Rodriguez and Brandon will meet again on Wednesday to discuss the coach’s future, according to a report from The Associated Press.
A person familiar with the situation told the AP that Brandon has yet to make the decision of whether or not he will fire Rodriguez.
The person spoke on condition of anonymity to the AP because the details of the evaluation were supposed to remain confidential.
The Daily has yet to confirm the reports that Rodriguez was fired. Several officials contacted by the Daily throughout the day have declined to comment.
If Rodriguez is fired, it’s currently unclear who would replace him. The bulk of rumors have centered on former Michigan quarterback and current Stanford head coach Jim Harbaugh, but reports today suggested that Harbaugh isn’t likely to take the job.

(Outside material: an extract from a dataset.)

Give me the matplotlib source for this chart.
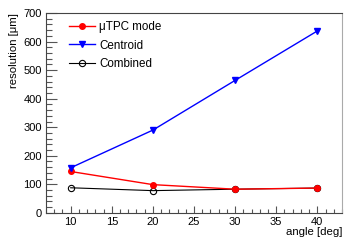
import numpy as np
import matplotlib.pyplot as plt
from matplotlib.ticker import MultipleLocator

plt.rcParams['font.family'] = ['Liberation Sans', 'DejaVu Sans']

angles = [10, 20, 30, 40]
utpc = [145, 99, 83, 87]
centroid = [158, 290, 464, 637]
combined = [88, 78, 83, 87]

fig = plt.figure(figsize=(3.54, 2.45), dpi=100)
ax = fig.add_axes([0.130, 0.131, 0.836, 0.816])

ax.plot(angles, utpc, color='red', marker='o', markersize=4, lw=1, label='\u03bcTPC mode', zorder=3)
ax.plot(angles, centroid, color='blue', marker='v', markersize=5, lw=1, label='Centroid', zorder=3)
ax.plot(angles, combined, color='black', marker='o', markersize=4.5, mfc='none', mew=0.8, lw=0.8,
        label='Combined', zorder=2)

ax.set_xlim(7, 43)
ax.set_ylim(0, 700)
ax.xaxis.set_major_locator(MultipleLocator(5))
ax.xaxis.set_minor_locator(MultipleLocator(1))
ax.yaxis.set_major_locator(MultipleLocator(100))
ax.yaxis.set_minor_locator(MultipleLocator(20))
ax.tick_params(which='both', direction='in', labelsize=8, color='#555555', pad=3)
ax.tick_params(which='major', axis='y', length=8, width=0.8)
ax.tick_params(which='minor', axis='y', length=4, width=0.8)
ax.tick_params(which='major', axis='x', length=5, width=0.8)
ax.tick_params(which='minor', axis='x', length=3, width=0.8)
for s in ax.spines.values():
    s.set_color('#444444')
    s.set_linewidth(0.8)
ax.spines['right'].set_color('#aaaaaa')

ax.set_ylabel('resolution [\u03bcm]', loc='top', fontsize=8.2, labelpad=3)
ax.set_xlabel('angle [deg]', loc='right', fontsize=8.2, labelpad=0)

ax.legend(loc='upper left', bbox_to_anchor=(0.05, 1.0), frameon=False, fontsize=8.4,
          handlelength=2.2, handletextpad=0.4, labelspacing=0.55, borderaxespad=0.3)

fig.savefig('out.png', dpi=100)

Questions surrounding Rodriguez’s fitness to coach at Michigan started swirling before the ink was dry on his contract. Would his high-powered spread offense overwhelm the Big Ten? Or would the rough-and-tumble strength of teams like Ohio State, Penn State and Iowa suffocate his system?

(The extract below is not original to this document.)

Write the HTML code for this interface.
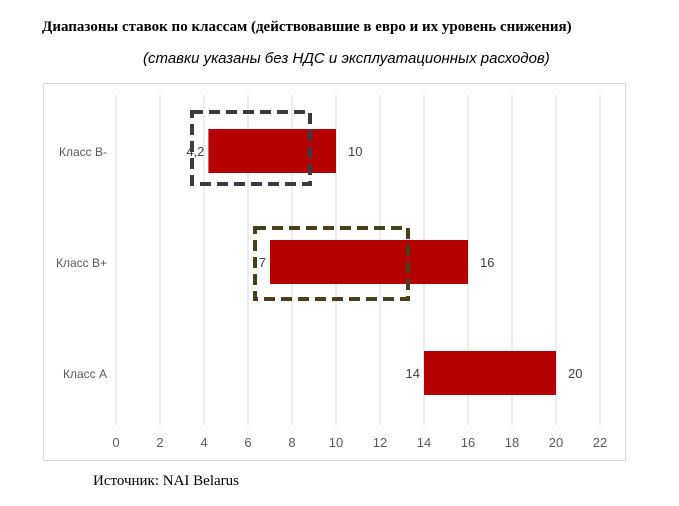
<!DOCTYPE html>
<html><head><meta charset="utf-8"><style>
body{margin:0;background:#fff;width:679px;height:506px;overflow:hidden;font-family:"Liberation Sans",sans-serif}
.t{position:absolute;white-space:nowrap}
</style></head><body>
<div class="t" style="left:42px;top:19px;font-family:'Liberation Serif',serif;font-weight:bold;font-size:15px;color:#000">Диапазоны ставок по классам (действовавшие в евро и их уровень снижения)</div>
<div class="t" style="left:143px;top:50px;font-style:italic;font-size:15px;color:#000">(ставки указаны без НДС и эксплуатационных расходов)</div>
<svg id="c" width="679" height="506" style="position:absolute;left:0;top:0">
<rect x="43.5" y="83.5" width="582" height="377" fill="none" stroke="#d9d9d9"/>
</svg>
<div class="t" style="left:93px;top:473px;font-family:'Liberation Serif',serif;font-size:15px;color:#000">Источник: NAI Belarus</div>
<script>
const categories=["Класс B-","Класс B+","Класс A"];
const startValues=[4.2,7,14];
const endValues=[10,16,20];
const startLabels=["4,2","7","14"];
const endLabels=["10","16","20"];
const ticks=[0,2,4,6,8,10,12,14,16,18,20,22];
const svg=document.getElementById('c');
const NS='http://www.w3.org/2000/svg';
const x=v=>116+v*22;
const y=i=>151+i*111;
function mk(t,a){const e=document.createElementNS(NS,t);for(const k in a)e.setAttribute(k,a[k]);svg.appendChild(e);return e;}
ticks.forEach(v=>{
 const g=mk('line',{x1:x(v),x2:x(v),y1:95,y2:425,stroke:'#d9d9d9','stroke-width':1});
 
 
 const t=mk('text',{x:x(v),y:447,'text-anchor':'middle','font-size':13,fill:'#595959'});
 t.textContent=v;
 
 
});
categories.forEach((c,i)=>{
 const t=mk('text',{x:107,y:y(i)+5,'text-anchor':'end','font-size':12,fill:'#595959'});
 t.textContent=c;
 
 
 const b=mk('rect',{x:x(startValues[i]),y:y(i)-22,width:x(endValues[i])-x(startValues[i]),height:44,fill:'#b50000'});
 
 
 const s=mk('text',{x:x(startValues[i])-4,y:y(i)+5,'text-anchor':'end','font-size':13,fill:'#404040'});
 s.textContent=startLabels[i];
 
 
 const e=mk('text',{x:x(endValues[i])+12,y:y(i)+5,'font-size':13,fill:'#404040'});
 e.textContent=endLabels[i];
 
 
});
const b1=mk('rect',{x:192,y:112,width:118,height:72,fill:'none',stroke:'#3a3a42','stroke-width':4,'stroke-dasharray':'11 6'});


const b2=mk('rect',{x:255,y:228,width:153,height:71,fill:'none',stroke:'#4a3f1c','stroke-width':4,'stroke-dasharray':'11 6'});


</script>
</body></html>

It was an experiment that some would say fizzled almost from the start.
In three years in Ann Arbor, Rodriguez amassed a 15-22 record overall and a 6-18 record in the Big Ten. He didn’t win a game against Penn State, Michigan State or Ohio State.
Rodriguez also oversaw the program when it was found to have committed violations of NCAA rules and regulations concerning practice time and off-season workouts. It was the first NCAA rules infractions in the program’s history.
Whether Brandon would retain Rodriguez had been a hotly debated topic all season for anyone with even a passing interest in Michigan football. The team’s 37-7 throttling at the hands of Ohio State in late November only heightened speculation that the coach would soon be fired.
But Brandon remained resolute in following the timeline he says he uses for evaluating each coach at Michigan: permit the coach to finish the season and then an assessment of his or her performance will follow.
Hence, any decision on Rodriguez’s future would have to wait until after the team’s New Year’s Day bowl game against Mississippi State, which the Wolverines lost 52-14. It was the worst bowl loss in the school’s history.
The wait until the bowl game prompted fans and critics to wonder whether a month of uncertainty at the top of the program would hinder the team’s prospects in recruiting and finding a new head coach should the current one be let go.
After the game, Brandon maintained that he would meet with Rodriguez early this week and would then make his decision.
The Detroit News reported earlier today that Rodriguez and Brandon were set to meet at 2 p.m. this afternoon.
— The Associated Press contributed to this report.